┌─ Data lines

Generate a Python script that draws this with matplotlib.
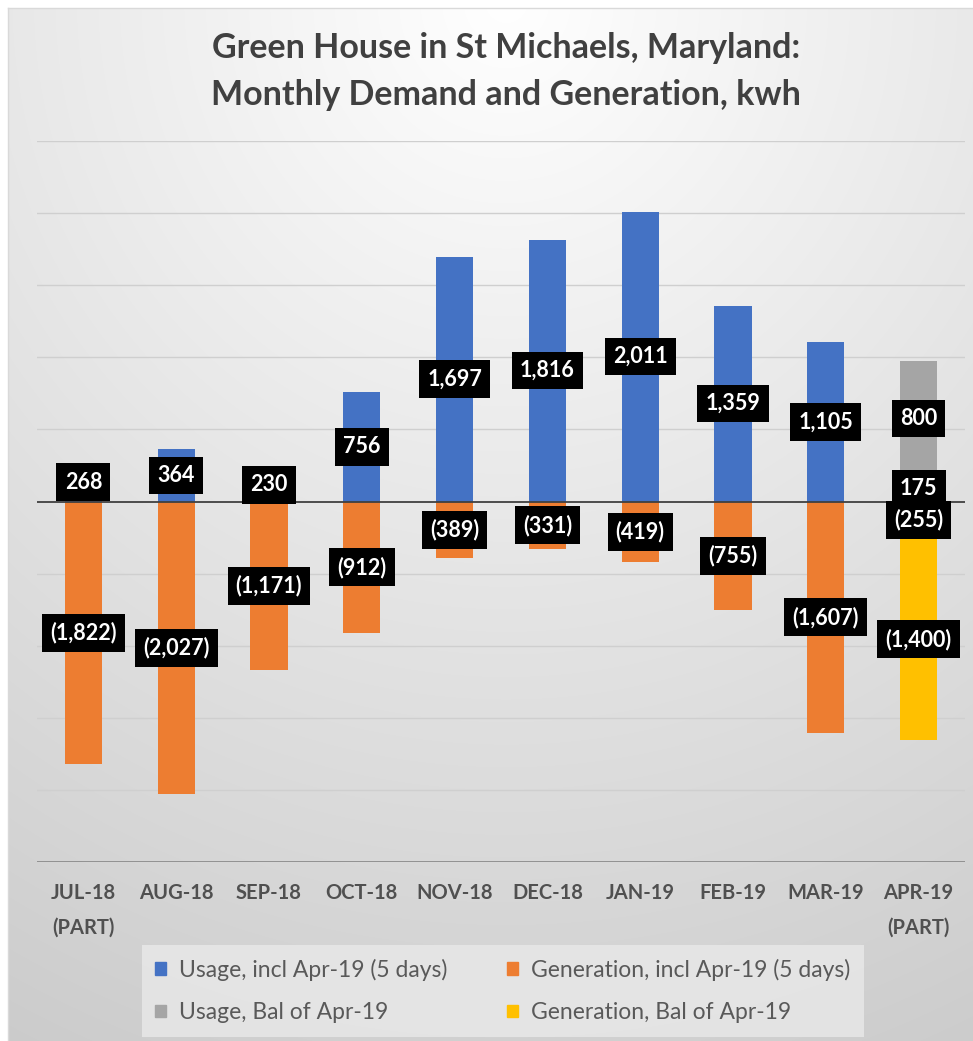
import numpy as np
import matplotlib
matplotlib.use("Agg")
import matplotlib.pyplot as plt
from matplotlib.patches import Patch

plt.rcParams['font.family'] = ['Lato', 'DejaVu Sans']

months = ["JUL-18\n(PART)", "AUG-18", "SEP-18", "OCT-18", "NOV-18", "DEC-18",
          "JAN-19", "FEB-19", "MAR-19", "APR-19\n(PART)"]
usage = [268, 364, 230, 756, 1697, 1816, 2011, 1359, 1105, 175]
usage_bal = [0, 0, 0, 0, 0, 0, 0, 0, 0, 800]
generation = [-1822, -2027, -1171, -912, -389, -331, -419, -755, -1607, -255]
generation_bal = [0, 0, 0, 0, 0, 0, 0, 0, 0, -1400]

c_blue = "#4472C4"
c_orange = "#ED7D31"
c_gray = "#A5A5A5"
c_yellow = "#FFC000"

W, H = 973, 1041
fig = plt.figure(figsize=(W / 100, H / 100), dpi=100)

# background radial gradient
bg = fig.add_axes([0, 0, 1, 1], zorder=-10)
yy, xx = np.mgrid[0:H, 0:W]
cx, cy = W * 0.52, 0.0
r = np.sqrt(((xx - cx) / 1.0) ** 2 + ((yy - cy) / 1.05) ** 2)
r = np.clip(r / 1150.0, 0, 1)
val = 1.0 - 0.21 * r
img = np.dstack([val, val, val])
img[:8, :, :] = 1.0
img[:, :8, :] = 1.0
bg.imshow(img, aspect='auto', extent=[0, W, H, 0], interpolation='bilinear')
bg.plot([8, W], [8, 8], color="#d9d9d9", lw=1)
bg.plot([8, 8], [8, H], color="#d9d9d9", lw=1)
bg.set_xlim(0, W)
bg.set_ylim(H, 0)
bg.axis('off')

ax = fig.add_axes([37 / W, 1 - 862 / H, (965 - 37) / W, (862 - 141) / H])
ax.patch.set_alpha(0)
x = np.arange(len(months))
bw = 0.4
ax.bar(x, usage, bw, color=c_blue, zorder=3)
ax.bar(x, usage_bal, bw, bottom=usage, color=c_gray, zorder=3)
ax.bar(x, generation, bw, color=c_orange, zorder=3)
ax.bar(x, generation_bal, bw, bottom=generation, color=c_yellow, zorder=3)

ax.set_xlim(-0.5, len(months) - 0.5)
ax.set_ylim(-2500, 2500)
for g in np.arange(-2000, 2501, 500):
    if g != 0:
        ax.axhline(g, color="#cfcfcf", lw=1, zorder=1)
ax.axhline(0, color="#404040", lw=1.3, zorder=4)
ax.axhline(-2500, color="#8c8c8c", lw=1.3, zorder=4)
ax.set_yticks([])
for s in ax.spines.values():
    s.set_visible(False)
ax.set_xticks(x)
ax.set_xticklabels(months, fontsize=14.5, fontweight='bold', color="#505050",
                   linespacing=1.9)
ax.tick_params(axis='x', length=0, pad=15)


def fmt(v):
    s = f"{abs(v):,}"
    return f"({s})" if v < 0 else s


def label(xi, center, v):
    ax.text(xi, center, fmt(v), ha='center', va='center', fontsize=15.5,
            fontweight='bold', color='white', zorder=6,
            bbox=dict(boxstyle='square,pad=0.38', fc='black', ec='none'))


for i in range(len(months)):
    label(i, usage[i] / 2, usage[i])
    if usage_bal[i]:
        label(i, usage[i] + usage_bal[i] / 2, usage_bal[i])
    label(i, generation[i] / 2, generation[i])
    if generation_bal[i]:
        label(i, generation[i] + generation_bal[i] / 2, generation_bal[i])

fig.text(0.52, 1 - 48 / H, "Green House in St Michaels, Maryland:", ha='center', va='center',
         fontsize=24.5, fontweight='bold', color="#404040")
fig.text(0.52, 1 - 95 / H, "Monthly Demand and Generation, kwh", ha='center', va='center',
         fontsize=24.5, fontweight='bold', color="#404040")

# column-major order so rows read: blue, orange / gray, yellow
handles = [Patch(color=c_blue), Patch(color=c_gray), Patch(color=c_orange), Patch(color=c_yellow)]
labels = ["Usage, incl Apr-19 (5 days)", "Usage, Bal of Apr-19",
          "Generation, incl Apr-19 (5 days)", "Generation, Bal of Apr-19"]
leg = fig.legend(handles, labels, ncol=2, loc='center', bbox_to_anchor=(503 / W, 1 - 991 / H),
                 frameon=True, fontsize=16.5, handlelength=0.45, handleheight=0.45,
                 handletextpad=0.6, columnspacing=2.6, labelspacing=0.95,
                 borderpad=0.6, fancybox=False)
leg.get_frame().set_facecolor("#e9e9e9")
leg.get_frame().set_edgecolor("none")
for t in leg.get_texts():
    t.set_color("#595959")

fig.savefig("out.png", dpi=100)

└─

Everything from the first line to the line with "bg.axis('off')" must be repeated exactly, and nothing else. Leave the pictures out.

Generate a Python script that draws this with matplotlib.
import numpy as np
import matplotlib
matplotlib.use("Agg")
import matplotlib.pyplot as plt
from matplotlib.patches import Patch

plt.rcParams['font.family'] = ['Lato', 'DejaVu Sans']

months = ["JUL-18\n(PART)", "AUG-18", "SEP-18", "OCT-18", "NOV-18", "DEC-18",
          "JAN-19", "FEB-19", "MAR-19", "APR-19\n(PART)"]
usage = [268, 364, 230, 756, 1697, 1816, 2011, 1359, 1105, 175]
usage_bal = [0, 0, 0, 0, 0, 0, 0, 0, 0, 800]
generation = [-1822, -2027, -1171, -912, -389, -331, -419, -755, -1607, -255]
generation_bal = [0, 0, 0, 0, 0, 0, 0, 0, 0, -1400]

c_blue = "#4472C4"
c_orange = "#ED7D31"
c_gray = "#A5A5A5"
c_yellow = "#FFC000"

W, H = 973, 1041
fig = plt.figure(figsize=(W / 100, H / 100), dpi=100)

# background radial gradient
bg = fig.add_axes([0, 0, 1, 1], zorder=-10)
yy, xx = np.mgrid[0:H, 0:W]
cx, cy = W * 0.52, 0.0
r = np.sqrt(((xx - cx) / 1.0) ** 2 + ((yy - cy) / 1.05) ** 2)
r = np.clip(r / 1150.0, 0, 1)
val = 1.0 - 0.21 * r
img = np.dstack([val, val, val])
img[:8, :, :] = 1.0
img[:, :8, :] = 1.0
bg.imshow(img, aspect='auto', extent=[0, W, H, 0], interpolation='bilinear')
bg.plot([8, W], [8, 8], color="#d9d9d9", lw=1)
bg.plot([8, 8], [8, H], color="#d9d9d9", lw=1)
bg.set_xlim(0, W)
bg.set_ylim(H, 0)
bg.axis('off')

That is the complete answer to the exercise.